Speaking of gadgets, there are a slew of guns that make enemy encounters extremely fun. From the intial handgun to the combat shotgun, to assault rifles and rocket launchers, there is plenty of variety to dispose your enemies with. Each gun also has multiple ammo types that cause varying degrees of damage and other status effects. It’s a blast experimenting which gun and ammo type works best against the numerous enemies.
If you’re expecting to loot guns from fallen enemies, you’re in for a surprise. Though you can loot for ammo and cash, guns disappear as soon as an enemy is disposed of. I understand the mechanics behind this, you’re supposed to feel like you’re constantly scrounging for more ammo and developing or buying various guns with your saved up cash, but it’s slightly odd to see weapons just disappear into thin air.
Rage’s driving mechanics are quite impressive, considering they’re mounted inside of an FPS game. Sure, it feels incredibly arcade-like but to its credit, but it’s not something you’re supposed to take incredibly seriously. Various races will have you vying for the best time, but most will just have you outfit your car with a mini-gun or rocket launcher, take out your enemies as fast as possible, and take first place. You can take these races online, which for the most part is always more fun than playing against the computer, but I didn’t find myself glued to this. Where Rage truly shines is its single player experience.
id Software has a pedigree among shooters and knows a thing or two about how to make them an extremely fun experience. Using the id Tech 5 Engine, the graphics look absolutely stunning, and believe me when I say that’s an understatement. Sure, the game has some slight texture pop-in from time to time, but everything about the games environments, objects, people, vehicles, and enemies is extremely detailed. Each character's facial animation is completely believable and makes it that much more impressive since they didn’t resort to using the face capture software seen in L.A. Noire. Having this much detail does come with a catch. Loading times are generally very long no matter what system you’re playing it on, and the game advises you right from the get-go to install it on the hard drive. To further put the amount of detail in perspective, the fact that the game isn’t terribly long and yet still comes on three discs on the 360 should be quite the indicator.
It’s a bit of a missed opportunity that the game doesn’t support a full co-op campaign, though I understand it wouldn’t exactly make sense within the context of the story. The only co-op mode in the game takes the form of single missions that act like arcade stages, pitting you and a buddy against an onslaught of enemies. Is it fun? Sure! Will you spend more than an hour with this mode? Probably not. It doesn’t quite have the lasting power that multiplayer modes should have.

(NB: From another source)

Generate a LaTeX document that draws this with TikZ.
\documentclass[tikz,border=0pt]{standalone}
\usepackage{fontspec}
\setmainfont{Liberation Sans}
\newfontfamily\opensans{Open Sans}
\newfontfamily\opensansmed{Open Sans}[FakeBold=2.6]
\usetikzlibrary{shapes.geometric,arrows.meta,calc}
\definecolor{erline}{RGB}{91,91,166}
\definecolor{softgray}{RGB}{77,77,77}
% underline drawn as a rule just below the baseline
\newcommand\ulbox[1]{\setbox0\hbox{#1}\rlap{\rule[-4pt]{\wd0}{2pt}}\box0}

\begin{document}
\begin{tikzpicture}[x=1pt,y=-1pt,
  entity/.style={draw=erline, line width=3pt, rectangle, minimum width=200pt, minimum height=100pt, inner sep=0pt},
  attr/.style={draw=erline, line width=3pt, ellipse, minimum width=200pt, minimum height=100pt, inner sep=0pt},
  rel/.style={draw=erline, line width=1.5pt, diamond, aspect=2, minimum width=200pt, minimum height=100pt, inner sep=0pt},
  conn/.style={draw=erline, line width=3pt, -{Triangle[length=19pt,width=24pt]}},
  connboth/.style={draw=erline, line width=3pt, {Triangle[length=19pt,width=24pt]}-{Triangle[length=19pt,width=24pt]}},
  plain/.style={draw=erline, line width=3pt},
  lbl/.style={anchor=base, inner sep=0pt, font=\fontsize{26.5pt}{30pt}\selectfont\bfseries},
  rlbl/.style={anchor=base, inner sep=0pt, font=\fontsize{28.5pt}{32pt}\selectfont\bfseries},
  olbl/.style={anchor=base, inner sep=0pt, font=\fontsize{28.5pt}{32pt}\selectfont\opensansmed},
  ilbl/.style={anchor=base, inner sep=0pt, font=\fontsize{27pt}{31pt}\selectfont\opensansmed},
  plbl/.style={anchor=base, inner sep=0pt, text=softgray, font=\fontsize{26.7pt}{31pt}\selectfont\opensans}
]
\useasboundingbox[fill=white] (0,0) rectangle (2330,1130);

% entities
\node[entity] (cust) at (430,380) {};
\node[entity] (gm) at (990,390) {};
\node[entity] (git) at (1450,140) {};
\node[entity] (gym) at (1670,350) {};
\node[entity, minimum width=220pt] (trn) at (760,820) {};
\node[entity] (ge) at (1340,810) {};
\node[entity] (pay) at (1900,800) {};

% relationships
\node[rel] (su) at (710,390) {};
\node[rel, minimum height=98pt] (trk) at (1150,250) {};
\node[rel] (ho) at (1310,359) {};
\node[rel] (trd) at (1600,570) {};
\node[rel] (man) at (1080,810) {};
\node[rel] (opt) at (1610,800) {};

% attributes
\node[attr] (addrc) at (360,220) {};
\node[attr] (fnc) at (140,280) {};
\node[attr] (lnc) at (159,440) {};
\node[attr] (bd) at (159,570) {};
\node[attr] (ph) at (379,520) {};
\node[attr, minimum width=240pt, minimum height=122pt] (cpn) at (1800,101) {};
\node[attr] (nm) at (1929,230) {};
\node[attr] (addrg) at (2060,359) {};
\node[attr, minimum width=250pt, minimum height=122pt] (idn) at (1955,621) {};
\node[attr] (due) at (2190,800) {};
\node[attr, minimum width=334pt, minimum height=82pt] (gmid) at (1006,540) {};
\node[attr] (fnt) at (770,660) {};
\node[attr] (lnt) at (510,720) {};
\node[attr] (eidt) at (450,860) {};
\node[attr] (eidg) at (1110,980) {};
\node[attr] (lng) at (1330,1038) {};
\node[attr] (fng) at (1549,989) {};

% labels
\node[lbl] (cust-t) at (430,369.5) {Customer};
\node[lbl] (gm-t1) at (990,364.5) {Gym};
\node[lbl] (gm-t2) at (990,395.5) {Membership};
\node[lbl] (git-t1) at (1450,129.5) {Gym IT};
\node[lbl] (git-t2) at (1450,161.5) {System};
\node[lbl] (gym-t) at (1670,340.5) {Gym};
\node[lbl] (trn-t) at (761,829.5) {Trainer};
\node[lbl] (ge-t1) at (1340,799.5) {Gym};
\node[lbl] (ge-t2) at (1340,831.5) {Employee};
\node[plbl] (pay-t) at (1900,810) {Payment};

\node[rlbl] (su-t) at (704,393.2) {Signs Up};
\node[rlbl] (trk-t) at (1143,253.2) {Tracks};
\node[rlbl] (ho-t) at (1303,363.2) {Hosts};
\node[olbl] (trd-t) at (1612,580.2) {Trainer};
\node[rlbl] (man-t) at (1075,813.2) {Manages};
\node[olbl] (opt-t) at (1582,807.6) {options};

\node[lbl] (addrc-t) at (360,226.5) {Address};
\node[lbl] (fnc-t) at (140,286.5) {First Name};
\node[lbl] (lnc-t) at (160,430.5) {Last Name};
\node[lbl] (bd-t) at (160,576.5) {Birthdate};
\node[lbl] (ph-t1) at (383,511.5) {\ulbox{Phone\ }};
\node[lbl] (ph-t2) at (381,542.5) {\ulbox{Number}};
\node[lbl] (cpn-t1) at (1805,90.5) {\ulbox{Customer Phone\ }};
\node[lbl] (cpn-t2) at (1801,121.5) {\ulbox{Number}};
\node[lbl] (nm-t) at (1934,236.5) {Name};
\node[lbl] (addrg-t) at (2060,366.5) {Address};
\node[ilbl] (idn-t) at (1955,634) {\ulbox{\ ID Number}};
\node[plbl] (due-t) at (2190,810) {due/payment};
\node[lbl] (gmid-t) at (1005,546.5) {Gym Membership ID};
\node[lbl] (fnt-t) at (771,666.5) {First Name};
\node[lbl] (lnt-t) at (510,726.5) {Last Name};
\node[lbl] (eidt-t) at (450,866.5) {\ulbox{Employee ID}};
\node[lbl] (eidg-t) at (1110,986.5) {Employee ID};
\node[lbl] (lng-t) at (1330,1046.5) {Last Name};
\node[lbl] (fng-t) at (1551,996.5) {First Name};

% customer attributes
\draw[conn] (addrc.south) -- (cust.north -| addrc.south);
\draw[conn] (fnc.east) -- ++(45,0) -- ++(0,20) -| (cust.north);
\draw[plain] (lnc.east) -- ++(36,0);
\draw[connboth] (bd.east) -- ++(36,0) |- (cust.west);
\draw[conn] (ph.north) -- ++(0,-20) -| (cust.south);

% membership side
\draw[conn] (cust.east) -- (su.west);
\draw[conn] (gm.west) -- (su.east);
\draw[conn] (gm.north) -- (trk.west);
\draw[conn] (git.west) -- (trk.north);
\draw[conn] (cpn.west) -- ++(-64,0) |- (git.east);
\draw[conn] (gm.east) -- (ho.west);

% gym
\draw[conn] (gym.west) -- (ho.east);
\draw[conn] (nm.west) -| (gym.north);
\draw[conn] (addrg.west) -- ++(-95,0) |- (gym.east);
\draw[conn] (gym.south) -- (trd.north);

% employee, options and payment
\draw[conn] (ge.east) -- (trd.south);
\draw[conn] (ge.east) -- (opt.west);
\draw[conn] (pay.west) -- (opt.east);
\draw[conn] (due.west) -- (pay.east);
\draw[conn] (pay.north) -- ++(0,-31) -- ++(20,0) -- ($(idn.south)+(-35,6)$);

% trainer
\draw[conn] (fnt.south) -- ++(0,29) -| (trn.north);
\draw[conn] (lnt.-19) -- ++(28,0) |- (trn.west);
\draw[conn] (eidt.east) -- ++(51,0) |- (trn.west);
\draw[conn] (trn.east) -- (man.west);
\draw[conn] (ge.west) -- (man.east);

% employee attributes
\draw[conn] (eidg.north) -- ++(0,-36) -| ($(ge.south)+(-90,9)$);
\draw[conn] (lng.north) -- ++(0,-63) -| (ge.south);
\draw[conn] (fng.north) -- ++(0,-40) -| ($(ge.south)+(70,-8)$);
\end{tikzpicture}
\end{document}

Rage is a great experience that’s coupled with some intensely fun gunplay and some incredibly impressive graphics. It's not quite the Borderlands meets Fallout experience that gamers were expecting. It isn't very long, and it does skimp out on character development, but it focuses more on what id knows best–shooting things in the face. This is one post-apocalyptic wasteland that you’ll definitely want to venture into.